Figure 5.6 A sidecar container that converts HTTPS traffic to HTTP
NOTE
You’ll create this pod in section 5.4.
Another example, shown in figure 5.7, is a pod where the primary container runs a web server that serves files from its webroot directory. The other container in the pod is an agent that periodically downloads content from an external source and stores it in the web server’s webroot directory. As I mentioned earlier, two containers can share files by sharing a volume. The webroot directory would be located on this volume.
Figure 5.7 A sidecar container that delivers content to the web server container via a volume
NOTE
You’ll create this pod in the chapter 7.
Other examples of sidecar containers are log rotators and collectors, data processors, communication adapters, and others.
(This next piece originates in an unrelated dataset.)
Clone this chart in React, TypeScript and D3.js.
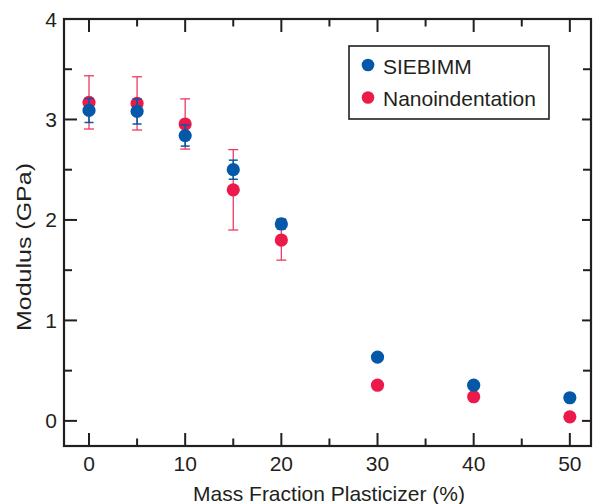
import * as d3 from 'd3';

// values
const fractions = [0, 5, 10, 15, 20, 30, 40, 50];
const siebimm = [3.09, 3.08, 2.84, 2.5, 1.96, 0.635, 0.355, 0.23];
const siebimmErr = [0.12, 0.125, 0.105, 0.095, 0.05, 0, 0, 0];
const nano = [3.17, 3.16, 2.955, 2.3, 1.8, 0.355, 0.24, 0.04];
const nanoErr = [0.265, 0.265, 0.25, 0.4, 0.2, 0.035, 0, 0];

const xMajor = [0, 10, 20, 30, 40, 50];
const xMinor = [5, 15, 25, 35, 45];
const yMajor = [0, 1, 2, 3, 4];
const yMinor = [0.5, 1.5, 2.5, 3.5];

const BLUE = '#0358a8';
const RED = '#ec1a4b';
const RED_BAR = '#ee3a62';
const INK = '#231f20';
const FONT = '"Liberation Sans", Arial, Helvetica, sans-serif';

const App = () => {
  const width = 594;
  const height = 504;
  const left = 64;
  const right = 591;
  const top = 19;
  const bottom = 446;

  const x = d3.scaleLinear().domain([-2.6, 52.2]).range([left, right]);
  const y = d3.scaleLinear().domain([-0.25, 4]).range([bottom, top]);

  const r = 6.6;

  const errorBars = (vals, errs, color, cap, sw) =>
    fractions.map((f, i) =>
      errs[i] > 0 ? (
        <g key={`e${i}`} stroke={color} strokeWidth={sw}>
          <line x1={x(f)} x2={x(f)} y1={y(vals[i] + errs[i])} y2={y(vals[i] - errs[i])} />
          <line x1={x(f) - cap} x2={x(f) + cap} y1={y(vals[i] + errs[i])} y2={y(vals[i] + errs[i])} />
          <line x1={x(f) - cap} x2={x(f) + cap} y1={y(vals[i] - errs[i])} y2={y(vals[i] - errs[i])} />
        </g>
      ) : null
    );

  return (
    <svg
      width={width}
      height={height}
      style={{ position: 'absolute', left: 0, top: 0, display: 'block', background: '#fff' }}
      fontFamily={FONT}
    >
      {/* ticks, all pointing inward */}
      <g stroke={INK} strokeWidth={2}>
        {xMajor.map(t => (
          <g key={`xm${t}`}>
            <line x1={x(t)} x2={x(t)} y1={bottom} y2={bottom - 13} />
            <line x1={x(t)} x2={x(t)} y1={top} y2={top + 13} />
          </g>
        ))}
        {xMinor.map(t => (
          <g key={`xn${t}`}>
            <line x1={x(t)} x2={x(t)} y1={bottom} y2={bottom - 7.5} />
            <line x1={x(t)} x2={x(t)} y1={top} y2={top + 7.5} />
          </g>
        ))}
        {yMajor.map(t => (
          <g key={`ym${t}`}>
            <line x1={left} x2={left + 13} y1={y(t)} y2={y(t)} />
            <line x1={right} x2={right - 9} y1={y(t)} y2={y(t)} />
          </g>
        ))}
        {yMinor.map(t => (
          <g key={`yn${t}`}>
            <line x1={left} x2={left + 8} y1={y(t)} y2={y(t)} />
            <line x1={right} x2={right - 8} y1={y(t)} y2={y(t)} />
          </g>
        ))}
      </g>

      {/* frame */}
      <rect x={left} y={top} width={right - left} height={bottom - top} fill="none" stroke={INK} strokeWidth={2.2} />

      {/* tick labels */}
      <g fontSize={21} fill={INK}>
        {xMajor.map(t => (
          <text key={`xl${t}`} x={x(t)} y={471} textAnchor="middle">{t}</text>
        ))}
        {yMajor.map(t => (
          <text key={`yl${t}`} x={57} y={y(t) + 7.5} textAnchor="end">{t}</text>
        ))}
      </g>

      {/* axis titles */}
      <text x={329} y={501} textAnchor="middle" fontSize={21} fill={INK}>
        Mass Fraction Plasticizer (%)
      </text>
      <text
        transform="translate(31,247) rotate(-90)"
        textAnchor="middle"
        fontSize={21}
        fill={INK}
        textLength={168}
        lengthAdjust="spacingAndGlyphs"
      >
        Modulus (GPa)
      </text>

      {/* data */}
      {errorBars(nano, nanoErr, RED_BAR, 5, 1.3)}
      {fractions.map((f, i) => (
        <circle key={`n${i}`} cx={x(f)} cy={y(nano[i])} r={r} fill={RED} />
      ))}
      {errorBars(siebimm, siebimmErr, BLUE, 4.5, 1.5)}
      {fractions.map((f, i) => (
        <circle key={`s${i}`} cx={x(f)} cy={y(siebimm[i])} r={r} fill={BLUE} />
      ))}

      {/* legend */}
      <rect x={349} y={46} width={200} height={73} fill="#fff" stroke={INK} strokeWidth={1.6} />
      <circle cx={368} cy={65} r={6.3} fill={BLUE} />
      <text x={383} y={74} fontSize={21} fill={INK}>SIEBIMM</text>
      <circle cx={368} cy={97.5} r={6.3} fill={RED} />
      <text x={383} y={106} fontSize={21} fill={INK}>Nanoindentation</text>
    </svg>
  );
};

export default App;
Unlike changing the application’s existing code, adding a sidecar increases the pod’s resources requirements because an additional process must run in the pod. But keep in mind that adding code to legacy applications can be very difficult. This could be because its code is difficult to modify, it’s difficult to set up the build environment, or the source code itself is no longer available. Extending the application by adding an additional process is sometimes a cheaper and faster option.
How to decide whether to split containers into multiple pods
When deciding whether to use the sidecar pattern and place containers in a single pod, or to place them in separate pods, ask yourself the following questions:
- Do these containers have to run on the same host?
- Do I want to manage them as a single unit?
- Do they form a unified whole instead of being independent components?
- Do they have to be scaled together?
- Can a single node meet their combined resource needs?
If the answer to all these questions is yes, put them all in the same pod. As a rule of thumb, always place containers in separate pods unless a specific reason requires them to be part of the same pod.